2.Governing Law. To the extent that federal laws do not otherwise control, the Plan and all determinations made and actions taken pursuant to the Plan shall be governed by the laws of the State of Minnesota without regard to its conflicts-of-law principles and shall be construed accordingly.
3.Section 409A. It is intended that all Awards granted under the Plan will be exempt from, or will comply with, Section 409A, and to the maximum extent permitted the Awards and the Plan will be interpreted and administered in accordance with this intent. Each amount to be paid or benefit to be provided under an Award shall be construed as a separate and distinct payment for purposes of Section 409A. If payment of a Restricted Stock Units is to be made within a designated period which does not begin and end within one calendar year, the Participant does not have a right to designate the taxable year of the payment.
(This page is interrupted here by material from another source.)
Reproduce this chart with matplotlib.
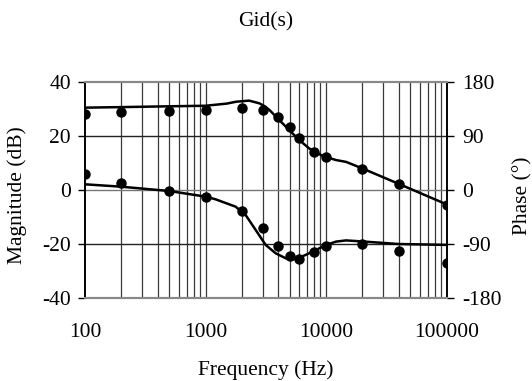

Without limiting the foregoing and notwithstanding anything contained herein to the contrary, to the extent required to avoid accelerated income recognition and/or tax penalties under Section 409A.
None of the Company, the Board, the Administrator nor any other person involved with the administration of this Plan shall (i) in any way be responsible for ensuring the exemption of any Award from, or compliance of any Award with, the requirements of Section 409A, (ii) have any obligation to design or administer the Plan or an Award granted thereunder in a manner that minimizes a Participant's tax liabilities, including the avoidance of any additional tax liabilities under Section 409A, or (iii) shall have any liability to any Participant for any such tax liabilities.